Terence Wong, a 30-year-old bank employee, is among those hoping to benefit from the expected drop in prices. Married in May, Wong and his wife looked at flats for months but found prices “just insanely high”. Now he feels lucky not to have bought.
“I am willing to wait until the second half of the year to hopefully to see another 5 to 10 per cent drop. But I won’t wait too long as there will never be perfect timing,” Wong said.
Hongkongers who have watched for signs to buy when the market was hitting bottom have been richly rewarded in the past. An investor who bought in July 2003 as the battered housing market started to turn back up would have seen a whopping 552 per cent gain as of now.
In comparison, in that 15-year period the Hang Seng Index has gone up 167 per cent, while gold has gone up 258 per cent.
Warning signs flashing
The warning sign that the property bull run was over in Hong Kong flashed in August, with the first data showing a slight decline in the median price of lived-in homes. Home prices have dropped by 6.55 per cent in the past 13 weeks, according to Centaline.
Also, prices of lived-in homes in Hong Kong saw the sharpest decline in a single month in November since the global financial crisis in 2008. The monthly home price index fell 3.5 per cent in November, compared to the 2.56 per cent slide in October, 1.27 per cent in September and 0.05 per cent in August, according to data from the Rating and Valuation Department.
In November, booked sales were down nearly 60 per cent from July to 2,635, according to data from Colliers International. That was the lowest monthly transaction level since March 2016.
Another sign of a changing market: some owners have slashed their asking prices by up to 20 per cent in residential suburbs such as Tsuen Wan and Pok Fu Lam to attract buyers.
“Unless owners slash prices more than the normal expectation – 15 per cent at least – prospective buyers won’t consider sealing a deal,” Ricacorp Properties’ research head Derek Chan said.
The snowballing negative sentiment got an extra push from uncertainty around the US-China trade war as well as drops in the city’s stock market.
Many prospective buyers stepped back, adopting a wait-and-see attitude. Developers began finding it harder to sell new flats at launches. And red flags started being raised that micro flats – some smaller than a Hong Kong parking space – would take the biggest hit in a downtrending market, with owners facing as much as 30 per cent losses.
Then the Hong Kong government said on December 21 that it will increase the amount of subsidised public housing available for purchase. While the timing is not yet clear, the government said it wants to add 15,000 subsidised flats to its earlier plan, which would bring the total number of new subsidised flats up to 95,000 over the next decade.

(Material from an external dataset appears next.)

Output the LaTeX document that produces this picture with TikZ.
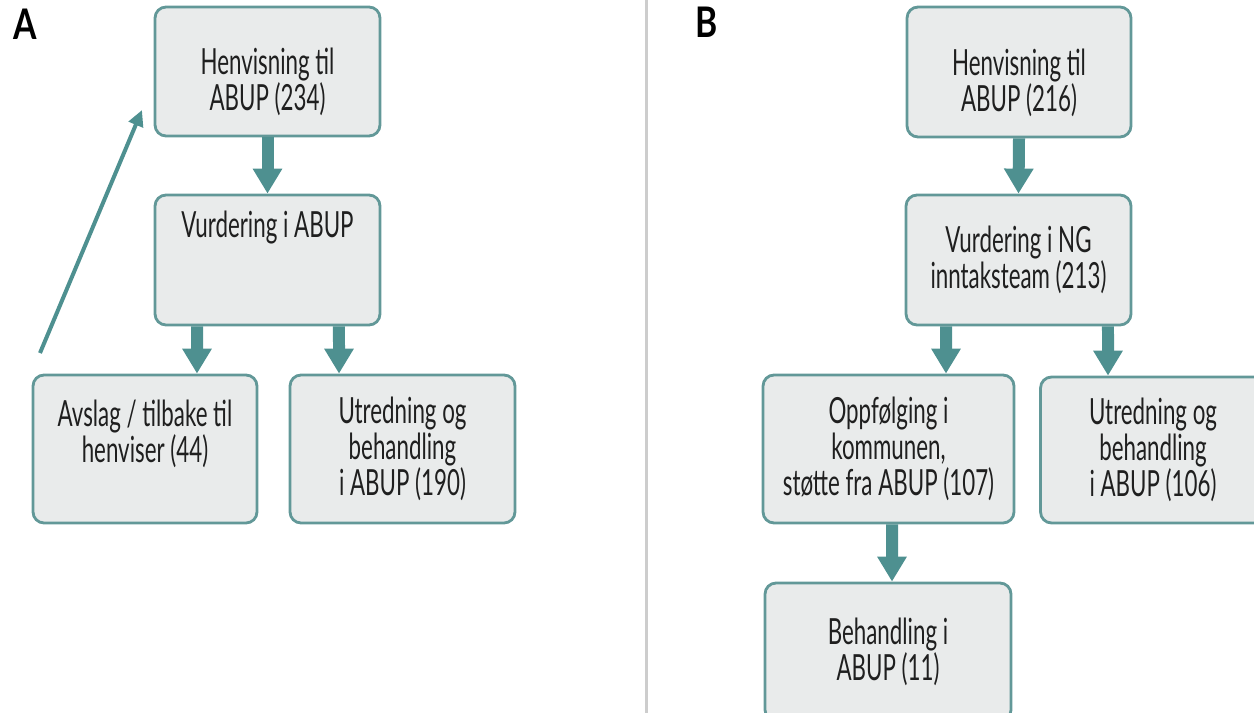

Those flats will be highly sought after, adding to the “wait-and-see” behaviour by buyers who think they are income eligible for flats discounted by as much as 50 per cent.
In the private market, developers are pumping out more supply, trying to not get stuck with unsold new units before an expected steep empty-flat tax is slapped on them. In comparison to early summer, when the market was still red hot, recent launches have largely been unsuccessful. One exception was a launch by Sino Land, which offered new flats at a 14 per cent discount to stimulate sales in mid-December, making it the only project to sell out quickly with its low-price strategy.

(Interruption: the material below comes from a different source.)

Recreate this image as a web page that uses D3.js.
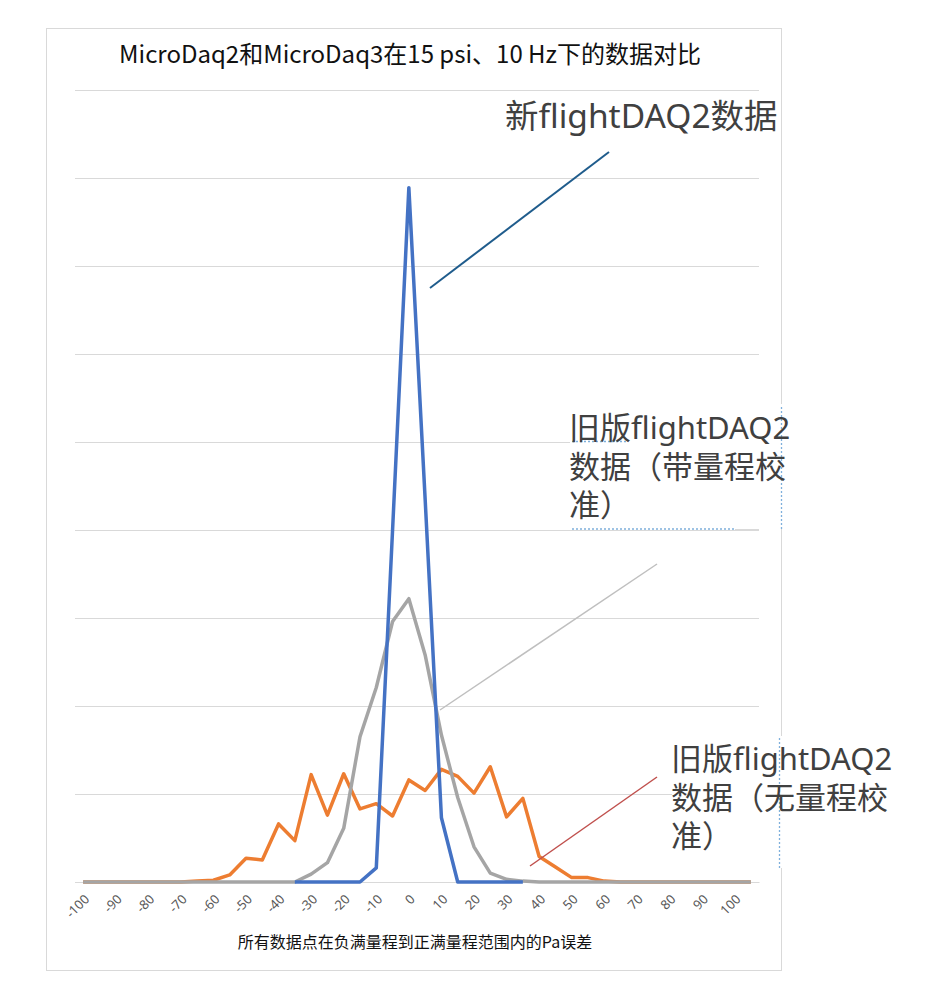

Pricing pressure will continue to be felt in new launches, experts say. Ones expected to come into the market in the next few months include The Regent in Tai Po by China Overseas Land & Investment, Lohas Park Phase VIII in Tseung Kwan O by CK Asset Holdings, and Central Horizon in Tai Po by Billion Development and Project Management. They will add a total of 4,450 flats to the market.
How bad will it get?
Market observers suggest that the current correction will be more akin to the most recent housing sting in 2015 when the US Federal Reserve raised its benchmark interest rate for the first time in nearly a decade. Over the next eight months ending in March 2016, median prices of lived-in homes in Hong Kong fell 12.6 per cent. It was bruising – but not horrible.
“We will need two elements to say ‘yes’ [to whether it is a good timing to buy]. First, when the forecasted 15 per cent price drop is completed. And second, an indication of improving economic outlook. For example, the [Hang Seng Index] getting back to 30,000 points or above,” said Nicole Wong, regional head of property research at CLSA. The Hang Seng closed at 25,504 on Friday.
The fall won’t be as bad as some past ones because of the city’s overall good economic health, including a 3.7 per cent growth in GDP in the first three quarters of the year and a low 2.8 per cent unemployment rate.
Another braking factor is a large number of mainland Chinese – 21,000 – who can become Hong Kong permanent residents in 2019, after living in the city for seven years since a 30 per cent tax was slapped on foreign buyers. That could lead to about 7,000 home purchases next year, according to Wong of CLSA. For context, about 50,000 flats are expected to be sold in 2019 in Hong Kong, Ricacorp Properties estimates, underscoring that 7,000 flats would be substantial.
Purple Wong, a mainlander who will get permanent residency next year, has moved five times to rental flats in the past six years, and hopes to get a deal on a home next year.
“If I get lucky enough, I might get a bigger flat,” she said, “something like 500 square feet if the prices continue to drop.”